Modern Ties to Older Shows


In watching episodes of The Bob Newhart Show, The Golden Girls and The Mary Tyler Moore Show, it initially seemed that these were certainly shows of another era – one that I personally tend to generalize as an era looking for laughs through corny and sexist jokes and repetitive conservative situations. At a very quick glance I saw these characteristics in the these shows, however after thinking about the episodes just a little bit more critically, I was actually surprised by some of the similarities between series of this era and what is currently on television today.

Surprisingly (to me at least) few episodes of these series rely on physical humor. Instead laughs are received from quick and witty dialogue. I suppose I found this surprising because some of the premises seem perfect for slapstick physical humor. I am somewhat shocked that a show about four elderly women living together does not seek laughs from the aches and pains of being old, but rather from snide remarks coming from characters that sometimes seem to have the minds of sharp 30 year olds. The same can be said of other characters in other series. For example, the awkward neighbor on The Bob Newhart Show is not awkward because of his stature or physical mannerisms, but rather because of his somewhat child-like thoughts and comments. This focus on dialogue rather than physical comedy seems to be something that modern viewers often look for in television.
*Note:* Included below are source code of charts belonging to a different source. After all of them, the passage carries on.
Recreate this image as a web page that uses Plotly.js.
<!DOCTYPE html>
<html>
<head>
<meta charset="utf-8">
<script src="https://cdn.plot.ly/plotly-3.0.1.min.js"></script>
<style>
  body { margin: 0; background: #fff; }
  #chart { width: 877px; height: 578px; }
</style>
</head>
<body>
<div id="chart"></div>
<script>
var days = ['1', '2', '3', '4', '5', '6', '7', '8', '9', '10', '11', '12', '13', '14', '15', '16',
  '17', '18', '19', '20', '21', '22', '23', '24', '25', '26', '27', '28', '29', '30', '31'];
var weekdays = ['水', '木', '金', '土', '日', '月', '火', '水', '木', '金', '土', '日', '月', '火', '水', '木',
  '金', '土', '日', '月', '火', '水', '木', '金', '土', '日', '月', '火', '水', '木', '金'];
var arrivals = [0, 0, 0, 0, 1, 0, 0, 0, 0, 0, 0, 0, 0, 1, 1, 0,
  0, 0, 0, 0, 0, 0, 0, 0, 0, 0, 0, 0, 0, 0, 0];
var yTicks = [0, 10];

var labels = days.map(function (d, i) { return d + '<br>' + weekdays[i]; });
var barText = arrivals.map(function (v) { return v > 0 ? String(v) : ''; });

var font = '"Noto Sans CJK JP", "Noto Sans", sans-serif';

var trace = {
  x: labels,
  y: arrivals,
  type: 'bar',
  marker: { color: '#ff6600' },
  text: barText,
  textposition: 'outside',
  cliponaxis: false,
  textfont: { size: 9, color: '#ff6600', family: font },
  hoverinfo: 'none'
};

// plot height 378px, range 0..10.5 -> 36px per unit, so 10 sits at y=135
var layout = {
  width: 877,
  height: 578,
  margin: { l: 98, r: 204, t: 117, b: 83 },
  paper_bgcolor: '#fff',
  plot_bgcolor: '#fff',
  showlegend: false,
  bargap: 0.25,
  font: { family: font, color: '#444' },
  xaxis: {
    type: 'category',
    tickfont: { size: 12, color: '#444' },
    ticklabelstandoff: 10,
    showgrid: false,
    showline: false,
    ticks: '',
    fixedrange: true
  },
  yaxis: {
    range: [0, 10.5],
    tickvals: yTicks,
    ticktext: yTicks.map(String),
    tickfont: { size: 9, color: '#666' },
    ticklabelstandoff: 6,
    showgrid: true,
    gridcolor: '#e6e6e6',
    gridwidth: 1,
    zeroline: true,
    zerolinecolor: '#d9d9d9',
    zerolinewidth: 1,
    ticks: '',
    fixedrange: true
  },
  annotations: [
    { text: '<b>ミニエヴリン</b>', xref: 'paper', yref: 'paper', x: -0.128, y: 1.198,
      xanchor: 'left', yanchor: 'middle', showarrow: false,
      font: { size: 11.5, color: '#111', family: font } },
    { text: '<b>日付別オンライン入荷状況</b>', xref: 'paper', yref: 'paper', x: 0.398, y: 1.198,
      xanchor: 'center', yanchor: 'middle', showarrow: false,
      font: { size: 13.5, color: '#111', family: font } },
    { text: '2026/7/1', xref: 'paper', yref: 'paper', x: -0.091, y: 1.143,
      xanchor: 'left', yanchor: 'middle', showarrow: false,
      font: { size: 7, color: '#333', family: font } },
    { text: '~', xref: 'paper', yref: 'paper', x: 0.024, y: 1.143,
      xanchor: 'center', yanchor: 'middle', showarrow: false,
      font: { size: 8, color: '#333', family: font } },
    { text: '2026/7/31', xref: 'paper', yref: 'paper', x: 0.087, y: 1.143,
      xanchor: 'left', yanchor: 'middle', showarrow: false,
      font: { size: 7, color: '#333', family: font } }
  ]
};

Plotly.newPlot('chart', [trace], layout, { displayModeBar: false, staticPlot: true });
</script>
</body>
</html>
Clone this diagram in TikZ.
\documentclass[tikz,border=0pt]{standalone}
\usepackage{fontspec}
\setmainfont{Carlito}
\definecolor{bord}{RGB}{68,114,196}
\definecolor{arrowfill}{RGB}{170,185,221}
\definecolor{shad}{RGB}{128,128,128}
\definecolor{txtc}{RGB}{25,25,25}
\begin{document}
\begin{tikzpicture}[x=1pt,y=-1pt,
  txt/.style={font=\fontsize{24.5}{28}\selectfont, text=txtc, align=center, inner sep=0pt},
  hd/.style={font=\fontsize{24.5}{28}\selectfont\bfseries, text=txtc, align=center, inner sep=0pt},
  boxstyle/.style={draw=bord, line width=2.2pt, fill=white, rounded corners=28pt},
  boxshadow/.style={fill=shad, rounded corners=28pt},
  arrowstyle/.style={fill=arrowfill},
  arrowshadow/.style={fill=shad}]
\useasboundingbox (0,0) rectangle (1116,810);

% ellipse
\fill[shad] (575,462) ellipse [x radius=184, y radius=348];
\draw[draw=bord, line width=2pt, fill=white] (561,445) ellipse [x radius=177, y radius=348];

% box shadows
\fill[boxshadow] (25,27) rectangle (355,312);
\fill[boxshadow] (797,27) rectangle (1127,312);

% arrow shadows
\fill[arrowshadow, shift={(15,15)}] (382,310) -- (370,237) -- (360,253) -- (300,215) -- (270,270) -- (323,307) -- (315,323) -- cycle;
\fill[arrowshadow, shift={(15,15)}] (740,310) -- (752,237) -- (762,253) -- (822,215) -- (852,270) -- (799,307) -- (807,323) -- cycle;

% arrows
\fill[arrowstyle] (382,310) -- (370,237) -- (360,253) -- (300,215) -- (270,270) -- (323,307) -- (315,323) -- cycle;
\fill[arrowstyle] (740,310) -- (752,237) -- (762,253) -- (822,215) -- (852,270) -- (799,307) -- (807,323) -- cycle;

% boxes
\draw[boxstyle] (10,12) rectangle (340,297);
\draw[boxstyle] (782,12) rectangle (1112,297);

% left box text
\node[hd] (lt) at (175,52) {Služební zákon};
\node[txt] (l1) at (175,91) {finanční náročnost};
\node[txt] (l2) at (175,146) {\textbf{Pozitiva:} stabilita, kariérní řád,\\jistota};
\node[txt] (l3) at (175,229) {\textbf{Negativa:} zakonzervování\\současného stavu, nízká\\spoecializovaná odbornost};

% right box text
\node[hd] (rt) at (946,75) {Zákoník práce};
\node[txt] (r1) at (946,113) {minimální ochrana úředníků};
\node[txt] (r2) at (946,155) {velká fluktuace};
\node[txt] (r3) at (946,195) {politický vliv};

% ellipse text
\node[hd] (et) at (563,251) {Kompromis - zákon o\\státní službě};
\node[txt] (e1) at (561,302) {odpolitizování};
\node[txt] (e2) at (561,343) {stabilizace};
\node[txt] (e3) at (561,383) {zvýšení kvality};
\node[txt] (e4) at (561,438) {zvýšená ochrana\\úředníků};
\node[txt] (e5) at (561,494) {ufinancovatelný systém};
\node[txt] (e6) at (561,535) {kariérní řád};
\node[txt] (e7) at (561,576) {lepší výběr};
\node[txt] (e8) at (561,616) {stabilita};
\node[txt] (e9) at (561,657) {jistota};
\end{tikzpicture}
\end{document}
As well, the modern viewer could still consider most of the jokes that were made funny by today’s standards. Yes, the laugh track is becoming dated and seems to have a “dumb-ing” quality about it, but take that away and have the actors deliver their lines in maybe a more dry or snippy tone, and many scenes might resembles scenes on television right now.

I was also struck by the appearance of most characters. Though there is always at least one very beautiful or handsome character, it seems that most aren’t too far above the average person. The Golden Girls is obviously not trying to draw in an audience through the looks of its actors, and Bob Newhart certainly isn’t too far above the average looking male. Though I do think that good looking actors will never go out of style, it does seem that today’s audiences are becoming increasingly obsessed with the grotesque. Shows that feature ugly-ish or even average leads seem to be viewed as unique and perhaps more cutting-edge, though they are becoming increasingly prevalent. I personally think a show about four sarcastic elderly women would have done quite well today.
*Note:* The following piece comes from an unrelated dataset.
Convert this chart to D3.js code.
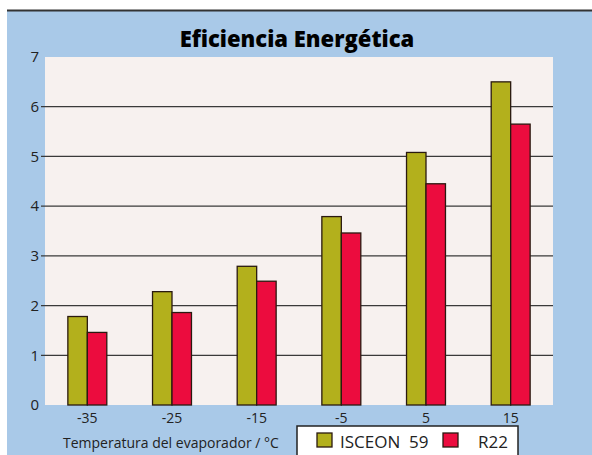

One Response to “Modern Ties to Older Shows”

  1. alexholson Says:

    Your note about the reliance on dialogue in “The Golden Girls” is well-spotted. Though the series could have utilized physical comedy on a regular basis, it would have reduced the essence of the show. While physical comedy is often a feature of today’s sitcom, and sometimes the past (i.e. “I Love Lucy”), the better comedic television provides not only visual stimulation, but also sharp dialogue for the audience to ponder over. This is not to say that physical comedy is cheap; however, television comedy works best when there are multiple layers of comedy that extend beyond a one-note visual sketch or scene.